* [Work to be completed] Type out the data exactly as given. Skip any image.

* [Dataset extract]
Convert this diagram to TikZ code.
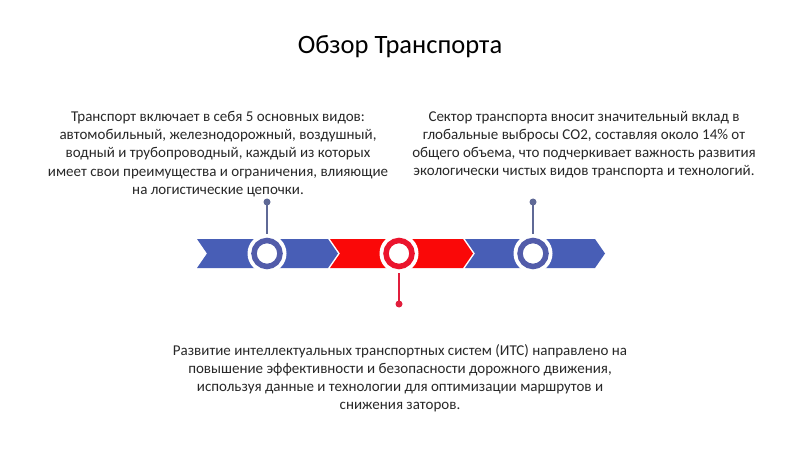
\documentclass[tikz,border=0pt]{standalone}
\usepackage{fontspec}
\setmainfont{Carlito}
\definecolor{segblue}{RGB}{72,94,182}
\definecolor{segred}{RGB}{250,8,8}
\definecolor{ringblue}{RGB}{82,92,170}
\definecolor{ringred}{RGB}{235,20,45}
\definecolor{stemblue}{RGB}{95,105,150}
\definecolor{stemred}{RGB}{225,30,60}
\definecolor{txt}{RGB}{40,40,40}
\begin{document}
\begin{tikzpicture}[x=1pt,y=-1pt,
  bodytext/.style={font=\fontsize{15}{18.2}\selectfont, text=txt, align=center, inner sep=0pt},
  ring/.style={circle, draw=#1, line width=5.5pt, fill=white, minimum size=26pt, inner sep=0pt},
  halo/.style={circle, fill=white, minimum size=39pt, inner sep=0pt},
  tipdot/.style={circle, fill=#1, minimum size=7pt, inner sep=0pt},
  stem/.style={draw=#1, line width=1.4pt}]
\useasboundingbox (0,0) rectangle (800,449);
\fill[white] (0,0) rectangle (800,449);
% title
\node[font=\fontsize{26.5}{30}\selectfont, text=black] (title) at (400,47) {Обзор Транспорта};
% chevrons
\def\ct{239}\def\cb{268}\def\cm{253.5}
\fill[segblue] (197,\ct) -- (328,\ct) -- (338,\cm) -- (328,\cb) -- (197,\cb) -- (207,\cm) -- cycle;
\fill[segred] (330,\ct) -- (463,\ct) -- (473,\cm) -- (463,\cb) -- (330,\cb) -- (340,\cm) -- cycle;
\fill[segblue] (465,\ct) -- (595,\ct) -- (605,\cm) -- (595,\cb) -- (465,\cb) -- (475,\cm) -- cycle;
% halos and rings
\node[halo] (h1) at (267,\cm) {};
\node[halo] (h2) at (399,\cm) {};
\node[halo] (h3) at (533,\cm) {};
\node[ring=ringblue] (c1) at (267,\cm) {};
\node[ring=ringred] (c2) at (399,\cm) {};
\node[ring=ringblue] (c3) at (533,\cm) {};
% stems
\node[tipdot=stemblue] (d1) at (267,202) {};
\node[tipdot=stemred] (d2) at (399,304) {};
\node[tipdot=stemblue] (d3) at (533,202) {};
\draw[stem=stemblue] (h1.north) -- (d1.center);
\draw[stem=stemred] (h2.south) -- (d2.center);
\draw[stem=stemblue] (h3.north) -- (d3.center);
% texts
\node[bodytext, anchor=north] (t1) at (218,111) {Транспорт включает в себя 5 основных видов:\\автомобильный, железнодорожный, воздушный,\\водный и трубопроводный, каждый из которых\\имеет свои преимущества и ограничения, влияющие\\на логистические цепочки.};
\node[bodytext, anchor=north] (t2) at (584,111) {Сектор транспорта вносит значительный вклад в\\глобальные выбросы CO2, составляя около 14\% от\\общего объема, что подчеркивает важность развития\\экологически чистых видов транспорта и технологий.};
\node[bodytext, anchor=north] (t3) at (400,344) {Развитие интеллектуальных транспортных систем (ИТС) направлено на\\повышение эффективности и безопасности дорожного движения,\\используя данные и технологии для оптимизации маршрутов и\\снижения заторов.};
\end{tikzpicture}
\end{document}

* [Response for this exercise]
Convert this diagram to TikZ code.
\documentclass[tikz,border=0pt]{standalone}
\usepackage{fontspec}
\setmainfont{Carlito}
\definecolor{segblue}{RGB}{72,94,182}
\definecolor{segred}{RGB}{250,8,8}
\definecolor{ringblue}{RGB}{82,92,170}
\definecolor{ringred}{RGB}{235,20,45}
\definecolor{stemblue}{RGB}{95,105,150}
\definecolor{stemred}{RGB}{225,30,60}
\definecolor{txt}{RGB}{40,40,40}
\begin{document}
\begin{tikzpicture}[x=1pt,y=-1pt,
  bodytext/.style={font=\fontsize{15}{18.2}\selectfont, text=txt, align=center, inner sep=0pt},
  ring/.style={circle, draw=#1, line width=5.5pt, fill=white, minimum size=26pt, inner sep=0pt},
  halo/.style={circle, fill=white, minimum size=39pt, inner sep=0pt},
  tipdot/.style={circle, fill=#1, minimum size=7pt, inner sep=0pt},
  stem/.style={draw=#1, line width=1.4pt}]
\useasboundingbox (0,0) rectangle (800,449);
\fill[white] (0,0) rectangle (800,449);
% title
\node[font=\fontsize{26.5}{30}\selectfont, text=black] (title) at (400,47) {Обзор Транспорта};
% chevrons
\def\ct{239}\def\cb{268}\def\cm{253.5}
\fill[segblue] (197,\ct) -- (328,\ct) -- (338,\cm) -- (328,\cb) -- (197,\cb) -- (207,\cm) -- cycle;
\fill[segred] (330,\ct) -- (463,\ct) -- (473,\cm) -- (463,\cb) -- (330,\cb) -- (340,\cm) -- cycle;
\fill[segblue] (465,\ct) -- (595,\ct) -- (605,\cm) -- (595,\cb) -- (465,\cb) -- (475,\cm) -- cycle;
% halos and rings
\node[halo] (h1) at (267,\cm) {};
\node[halo] (h2) at (399,\cm) {};
\node[halo] (h3) at (533,\cm) {};
\node[ring=ringblue] (c1) at (267,\cm) {};
\node[ring=ringred] (c2) at (399,\cm) {};
\node[ring=ringblue] (c3) at (533,\cm) {};
% stems
\node[tipdot=stemblue] (d1) at (267,202) {};
\node[tipdot=stemred] (d2) at (399,304) {};
\node[tipdot=stemblue] (d3) at (533,202) {};
\draw[stem=stemblue] (h1.north) -- (d1.center);
\draw[stem=stemred] (h2.south) -- (d2.center);
\draw[stem=stemblue] (h3.north) -- (d3.center);
% texts
\node[bodytext, anchor=north] (t1) at (218,111) {Транспорт включает в себя 5 основных видов:\\автомобильный, железнодорожный, воздушный,\\водный и трубопроводный, каждый из которых\\имеет свои преимущества и ограничения, влияющие\\на логистические цепочки.};
\node[bodytext, anchor=north] (t2) at (584,111) {Сектор транспорта вносит значительный вклад в\\глобальные выбросы CO2, составляя около 14\% от\\общего объема, что подчеркивает важность развития\\экологически чистых видов транспорта и технологий.};
\node[bodytext, anchor=north] (t3) at (400,344) {Развитие интеллектуальных транспортных систем (ИТС) направлено на\\повышение эффективности и безопасности дорожного движения,\\используя данные и технологии для оптимизации маршрутов и\\снижения заторов.};
\end{tikzpicture}
\end{document}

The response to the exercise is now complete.